Mientras caminaba, la música del gimnasio explotaba en mi cabeza como si
fuera una traca de petardos en plena fallas valencianas y algunos de los socios
del gym me hacían preguntas que no podía descifrar por el cansancio. Mi socio,
Parra, no estaba tan lejos pero tenía la sensación que estaba caminando por una
gran avenida entre estruendos y una gran multitud. Mi socio dirigía una clase
de boxeo a toques de silbatos y rodeado de montón de personas saltando y
golpeando a los sacos. Desde la
distancia, todos parecían felices con sus manos embutidas en los guantes de
boxeo y golpeando, casi al son de los silbatos, los sacos colgados de la pared.

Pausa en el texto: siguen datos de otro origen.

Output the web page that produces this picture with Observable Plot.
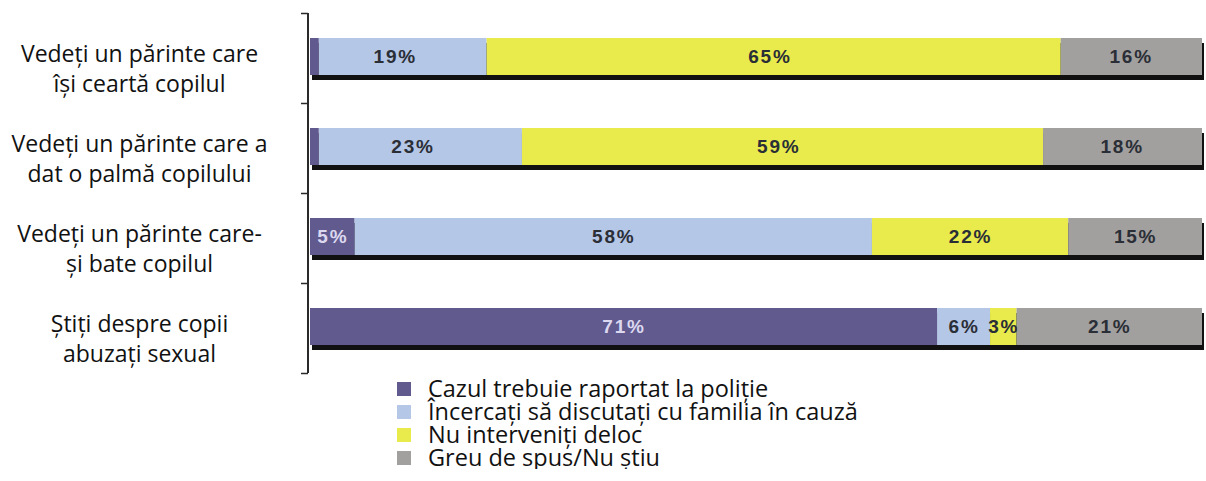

Mi socio se percató de mi débil presencia
y, con cierta rapidez, dejó de soplar el silbato y sus dos grandes manos se
posaron sobre mis hombres y tuve la sensación que eran dos vigas de hierro que
me frenaban en seco. Con cierta
parsimonia, acercó su cabeza y, casi susurrando, comparó mi cara con una pared
y me describió el color azulado de mis labios. Reconozco que esas palabras me
entraron como un gancho al hígado y tuve que apoyarme en el ring para no
caerme. Me senté en una de las sillas a los pies del ring mientras miraba cómo
mi socio giraba la cabeza y de un gran paso se acomodó en medio de la clase
para corregir a algunos de los chavales y, una vez más, pitar el comienzo de un
nuevo ciclo de ejercicios. Sin dejar de observa a sus alumnos, se sentó a mi lado, me cogió el antebrazo:
- No
te mueras aquí.- se marchó pitando como si fuera un árbitro.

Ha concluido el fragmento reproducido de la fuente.